In sum, I would affirm the juvenile court’s order and deny the petition for writ of habeas corpus.

Welfare and Institutions Code section 313, subdivision (a), then, as now, provides: “Whenever a minor is taken into custody by a peace officer or probation officer . . . such minor shall be released within 48 hours after having been taken into custody, excluding nonjudicial days, unless within said period of time a petition to declare him a dependent child has been filed pursuant to the provisions of this chapter.” (See Los Angeles County Dept, of Children’s Services v. Superior Court, supra, 200 Cal.App.3d at p. 507, fn. 3.)

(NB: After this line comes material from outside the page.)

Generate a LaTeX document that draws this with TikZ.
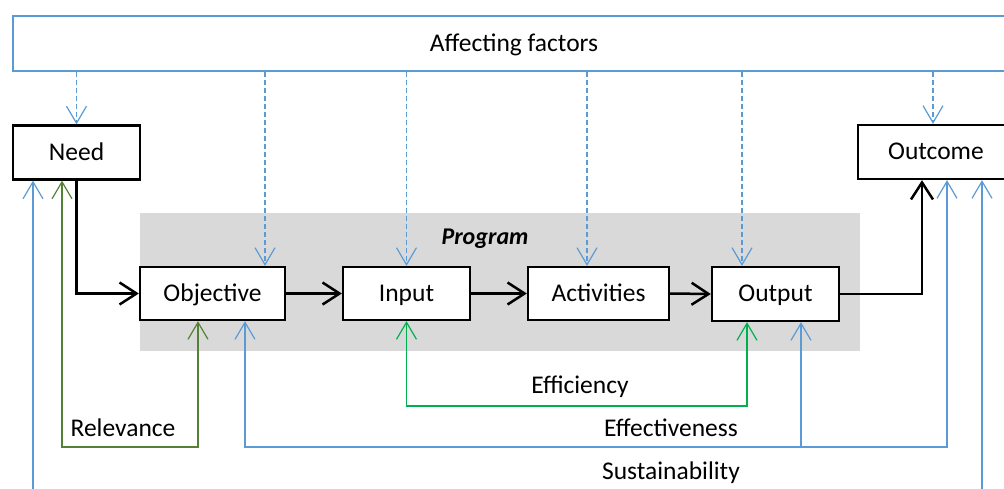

Welfare and Institutions Code section 315 then, as now, provides: “If a minor has been taken into custody under this article and not released to a parent or guardian, the juvenile court shall hold a hearing (which shall be referred to as a ‘detention hearing’) to determine whether the minor shall be further detained. This hearing shall be held as soon as possible, but in any event before the expiration of the next judicial day after a petition to declare the minor a dependent child has been filed. If the hearing is not held within the period prescribed by this *1407section, the minor shall be released from custody.” (See Los Angeles County Dept, of Children’s Services v. Superior Court, supra, 200 Cal.App.3d at p. 508.)

Petitioner concedes for the purposes of his petition that in the present case, a proper determination was made pursuant to Alfredo A.